I think he is thinking with the future of GPU. Most of the stuff that is currently done on your CPU in games which in turn bottlenecks your system can be done on the GPU in the future (with DX11 and OpenCL). What other things besides the GPU driver HAVE to be done on the CPU when playing just a game (all other processes can be put to sleep)?
They way I understand it is the GPU is just a big execution engine for massively parallel workloads, and the CPU basically fetches and decodes instructions to send to the GPU to execute. In that case isn't the CPU's execution units inferior? Wouldn't it be more efficient to have have GPU "cores" on the CPU die?
deathman20
01-16-09, 10:06 AM
I think he is thinking with the future of GPU. Most of the stuff that is currently done on your CPU in games which in turn bottlenecks your system can be done on the GPU in the future (with DX11 and OpenCL). What other things besides the GPU driver HAVE to be done on the CPU when playing just a game (all other processes can be put to sleep)?
Well even future GPU's are the same way. There will not be 1 standard for every game out there say. So even if 1 game can utilize the GPU better than others for say Physics processing doesn't mean the next game will use the GPU for Physics procesing on the GPU, it could all be done on the CPU.

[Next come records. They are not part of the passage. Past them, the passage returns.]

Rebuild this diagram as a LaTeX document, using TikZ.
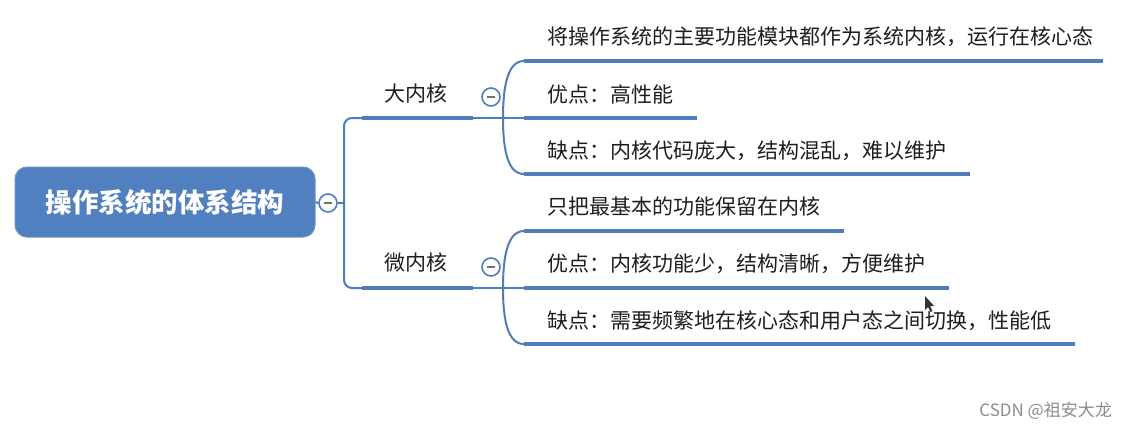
\documentclass[tikz,border=0pt]{standalone}
\usepackage{fontspec}
\newfontfamily\cjk{Noto Sans CJK SC}
\definecolor{rootblue}{HTML}{5080BF}
\definecolor{lineblue}{HTML}{4F7DBB}
\definecolor{txt}{HTML}{1E1E1E}
\tikzset{
  thinline/.style={draw=lineblue, line width=2pt},
  thickline/.style={draw=lineblue, line width=4.5pt},
  rootbox/.style={rectangle, rounded corners=12pt, fill=rootblue, draw=rootblue!85!white, line width=1pt,
    minimum width=300pt, minimum height=70pt, text=white, font=\cjk\bfseries\fontsize{26.5}{30}\selectfont},
  item/.style={anchor=west, inner sep=0pt, text=txt, text height=0.88em, text depth=0.12em,
    font=\cjk\fontsize{21}{24}\selectfont},
  branch/.style={inner sep=0pt, text=txt, text height=0.88em, text depth=0.12em,
    font=\cjk\fontsize{21}{24}\selectfont},
  toggle/.style={circle, draw=lineblue, line width=1.6pt, fill=white, minimum size=18pt, inner sep=0pt},
  dashmark/.style={draw=black!55, line width=1.4pt}
}
\begin{document}
\begin{tikzpicture}[x=1pt, y=-1pt]
\fill[white] (0,0) rectangle (1127,431);
\useasboundingbox (0,0) rectangle (1127,431);

% root
\node[rootbox] (root) at (165,202) {操作系统的体系结构};
\node[toggle] (t0) at (328,203) {};
\draw[dashmark] ([xshift=-4pt]t0.center) -- ([xshift=4pt]t0.center);
\draw[thinline] (root.east) -- (t0.west);

% junction and branches
\coordinate (j0) at (344,203);
\coordinate (ua0) at (362,118);
\coordinate (ua1) at (473,118);
\coordinate (ub0) at (362,288);
\coordinate (ub1) at (473,288);
\draw[thinline] (t0.east) -- (j0);
\draw[thinline, rounded corners=8pt] (ua0) -- (344,118) -- (344,288) -- (ub0);

\node[branch] (big) at (416,98) {大内核};
\node[branch] (micro) at (416,267) {微内核};
\draw[thickline] (ua0) -- (ua1);
\draw[thickline] (ub0) -- (ub1);

\node[toggle] (t1) at (491,97) {};
\draw[dashmark] ([xshift=-4pt]t1.center) -- ([xshift=4pt]t1.center);
\node[toggle] (t2) at (491,267) {};
\draw[dashmark] ([xshift=-4pt]t2.center) -- ([xshift=4pt]t2.center);

% brace points
\coordinate (pa) at (503,118);
\coordinate (pb) at (503,288);

% big kernel children
\coordinate (a1s) at (524,61);  \coordinate (a1e) at (1103,61);
\coordinate (a2s) at (524,118); \coordinate (a2e) at (697,118);
\coordinate (a3s) at (524,174); \coordinate (a3e) at (970,174);
\draw[thinline] (ua1) -- (a2s);
\draw[thinline] (pa) .. controls (503,85) and (508,61) .. (a1s);
\draw[thinline] (pa) .. controls (503,151) and (508,174) .. (a3s);
\draw[thickline] (a1s) -- (a1e);
\draw[thickline] (a2s) -- (a2e);
\draw[thickline] (a3s) -- (a3e);
\node[item] (a1) at (547,41) {将操作系统的主要功能模块都作为系统内核，运行在核心态};
\node[item] (a2) at (547,99) {优点：高性能};
\node[item] (a3) at (547,155) {缺点：内核代码庞大，结构混乱，难以维护};

% micro kernel children
\coordinate (b1s) at (524,231); \coordinate (b1e) at (844,231);
\coordinate (b2s) at (524,288); \coordinate (b2e) at (949,288);
\coordinate (b3s) at (524,344); \coordinate (b3e) at (1075,344);
\draw[thinline] (ub1) -- (b2s);
\draw[thinline] (pb) .. controls (503,255) and (508,231) .. (b1s);
\draw[thinline] (pb) .. controls (503,321) and (508,344) .. (b3s);
\draw[thickline] (b1s) -- (b1e);
\draw[thickline] (b2s) -- (b2e);
\draw[thickline] (b3s) -- (b3e);
\node[item] (b1) at (547,211) {只把最基本的功能保留在内核};
\node[item] (b2) at (547,268) {优点：内核功能少，结构清晰，方便维护};
\node[item] (b3) at (547,325) {缺点：需要频繁地在核心态和用户态之间切换，性能低};

% mouse cursor
\fill[black!80] (925,296) -- (925,310) -- (928,307) -- (930.5,312) -- (932.5,311) -- (930,306) -- (934,306) -- cycle;

% watermark
\node[anchor=east, inner sep=0pt, text=black!45, font=\cjk\fontsize{17}{20}\selectfont] (wm) at (1112,411) {CSDN @祖安大龙};
\end{tikzpicture}
\end{document}
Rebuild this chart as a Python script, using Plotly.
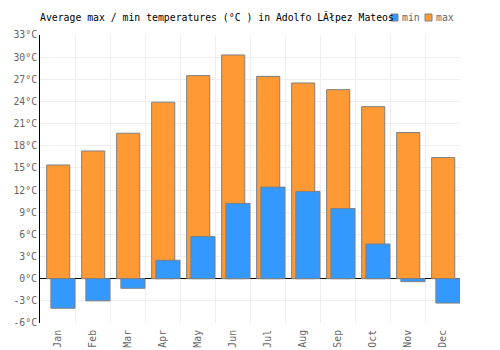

And even playing games there is still other processes that will not sleep and take up CPU cycles, no matter what you do there is always overhead, mind you on a fast CPU its basically nothing, but on a slower one it could be noticable. Like my case Vista with my setup it idles at around 1-3% CPU cycles, but if its a slower CPU then that will climb and have noticable impact on gaming performance if its a high CPU usage game.
Drew@PSU
01-16-09, 10:07 AM
I don't think that a super GPU is really going to render the CPU obsolete in any sense of the word. The CPU and GPU need to work as a team ( "in parallel" would be a poor choice of words there methinks ) to make the best gaming experience. If you code your game to just use the GPU through the DX11 API, you are neglecting lots of available computing power. While you could do all of these things ( network, AI, physics, etc ) on the GPU, the CPU isn't going away, you might as well use it. I take it this question stems from the efficiency of highly repetitive tasks on GPUs? ( Or parallel tasks I suppose is more correct )
deathman20
01-16-09, 10:10 AM
Well only issue as well loading everything onto the GPU, the GPU still has to do graphics rendering. If its taking all the Physics and AI onto the GPU, the CPU still has headroom, expecially if its a multi-threaded program, which its wasting power on by slowing down the video at the expense of the GPU speed.
Firestrider
01-16-09, 10:43 AM
Thing is with the DX11 API you can load balance between the GPU and CPU with the compute shader, but the GPU is a lot more power performance efficient in parallel computational workloads so it would make sense to use it for anything you can. I think the RV770 core has a 110W TDP for 1-1.2 TFLOPS while Core i7 has a 125W TDP for 51 GFLOPS
deathman20
01-16-09, 10:47 AM
Yeah if the GPU is programed for it, and the game is programed to use the GPU for it. Which means that a common language would have to be used between ATI and nVidia GPU's which for programing wise doubt that will happen anytime soon.
Mr.Guvernment
01-16-09, 11:31 AM
id idnt read it all, but %99 of programs use a CPU to run, not a GPU, so as others said, the cpu will do everything else it has always done since the beginning of time, run your computer and everything else on it.